Huh? Fattening? It has the exact same amount of fat (which is VERY little) as grass hay.
The problem I see with alfalfa hay is not the amount of actual fat that it contains, it's the calories. This is for horses so it's in pounds, but the idea is the same...
Orchard Grass Hay 872 Calories per pound
Alfalfa Hay 977 Calories per pound
Timothy Hay 804 Calories per pound
Alfalfa Pellets 970 Calories per pound (this is horse alfalfa pellets so it wouldn't be the same but gives an idea of what an alfalfa based pellet would have)
 
I don't like to feed loose alfalfa hay because my pellets are alfalfa based and I give an alfalfa cube once a week. The other 6 days they get as much loose timothy hay as they will eat.
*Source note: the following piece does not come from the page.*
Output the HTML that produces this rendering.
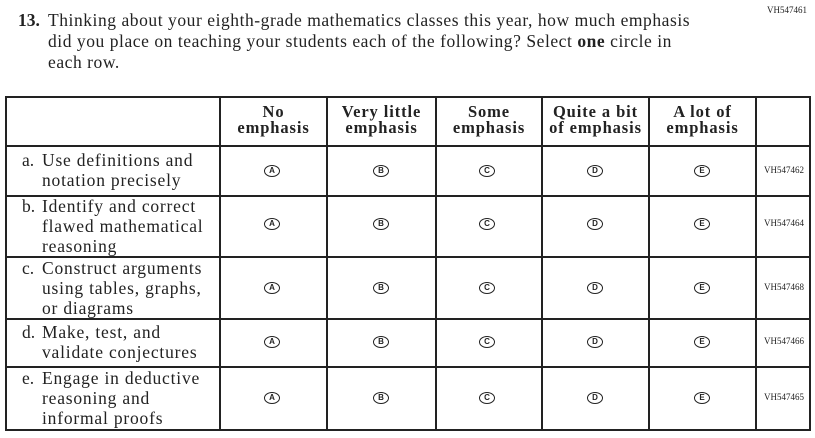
<!DOCTYPE html>
<html><head><style>
body{margin:0;width:815px;height:438px;background:#fff;position:relative;overflow:hidden;font-family:"Liberation Serif",serif;color:#222}
.a{position:absolute}
.h{position:absolute;background:#222}
.q{font-size:17.5px;line-height:21px;letter-spacing:0.55px}
.hd{position:absolute;top:104px;font-weight:bold;font-size:16.5px;line-height:16px;text-align:center;letter-spacing:0.9px}
.r{position:absolute;left:22px;font-size:17.5px;line-height:20px;letter-spacing:0.8px}
.r span{display:inline-block;width:20px;letter-spacing:0}
.r div{padding-left:20px}
.b{position:absolute;width:14px;height:10px;border:1.5px solid #222;border-radius:50%;font-size:8px;line-height:10px;text-align:center;font-family:"Liberation Sans",sans-serif;font-weight:bold}
.vh{position:absolute;left:758px;font-size:9px;width:52px;text-align:center}
</style></head><body>
<div class="a" style="left:767px;top:5px;font-size:9px">VH547461</div>
<div class="a q" style="left:18px;top:10px;font-weight:bold;letter-spacing:0">13.</div>
<div class="a q" style="left:48px;top:10px">Thinking about your eighth-grade mathematics classes this year, how much emphasis<br>did you place on teaching your students each of the following? Select <b>one</b> circle in<br>each row.</div>
<div class="h" style="left:5px;top:96px;width:806px;height:2px"></div>
<div class="h" style="left:5px;top:145px;width:806px;height:2px"></div>
<div class="h" style="left:5px;top:195px;width:806px;height:2px"></div>
<div class="h" style="left:5px;top:256px;width:806px;height:2px"></div>
<div class="h" style="left:5px;top:318px;width:806px;height:2px"></div>
<div class="h" style="left:5px;top:366px;width:806px;height:2px"></div>
<div class="h" style="left:5px;top:429px;width:806px;height:2px"></div>
<div class="h" style="left:5px;top:96px;width:2px;height:335px"></div>
<div class="h" style="left:219px;top:96px;width:2px;height:335px"></div>
<div class="h" style="left:326px;top:96px;width:2px;height:335px"></div>
<div class="h" style="left:435px;top:96px;width:2px;height:335px"></div>
<div class="h" style="left:541px;top:96px;width:2px;height:335px"></div>
<div class="h" style="left:648px;top:96px;width:2px;height:335px"></div>
<div class="h" style="left:755px;top:96px;width:2px;height:335px"></div>
<div class="h" style="left:809px;top:96px;width:2px;height:335px"></div>
<div class="hd" style="left:221px;width:105px">No<br>emphasis</div>
<div class="hd" style="left:328px;width:107px">Very little<br>emphasis</div>
<div class="hd" style="left:437px;width:104px">Some<br>emphasis</div>
<div class="hd" style="left:543px;width:105px">Quite a bit<br>of emphasis</div>
<div class="hd" style="left:650px;width:105px">A lot of<br>emphasis</div>
<div class="r" style="top:150px"><span>a.</span>Use definitions and<div>notation precisely</div></div>
<div class="r" style="top:196px"><span>b.</span>Identify and correct<div>flawed mathematical<br>reasoning</div></div>
<div class="r" style="top:258px"><span>c.</span>Construct arguments<div>using tables, graphs,<br>or diagrams</div></div>
<div class="r" style="top:322px"><span>d.</span>Make, test, and<div>validate conjectures</div></div>
<div class="r" style="top:368px"><span>e.</span>Engage in deductive<div>reasoning and<br>informal proofs</div></div>
<div id="bub"></div>
<script>
var ys=[171,224,288,342,398],xs=[272,381,487,595,702],L="ABCDE",vh=["VH547462","VH547464","VH547468","VH547466","VH547465"],h="";
ys.forEach(function(y,i){xs.forEach(function(x,j){h+='<div class="b" style="left:'+(x-8)+'px;top:'+(y-6)+'px">'+L[j]+'</div>';});h+='<div class="vh" style="top:'+(y-6)+'px">'+vh[i]+'</div>';});
document.getElementById("bub").innerHTML=h;
</script>
</body></html>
I just read another article in Empress that said "it is not always advisable to give alfalfa on a regular basis because of the high calcium content." The article said it could be given sparingly to nursing mothers and young animals for added calcium.
 
There are plenty of ranchers and breeders and many are on this forum who feed only alfalfa pellets and no hay or alfalfa pellets and alfafa cubes-that is a 100% alfalfa diet and those animals do fine, if alfalfa was such a issue that everyone makes it out to be(this debate has been going on for years and years and chins are not dropping dead yet from alfalfa consumption and frankly not many people even want to talk about it because of all the internet rumors) why feed it at all, since its in the pellets and there are plenty of chins who are pellet hogs and eat very little hay.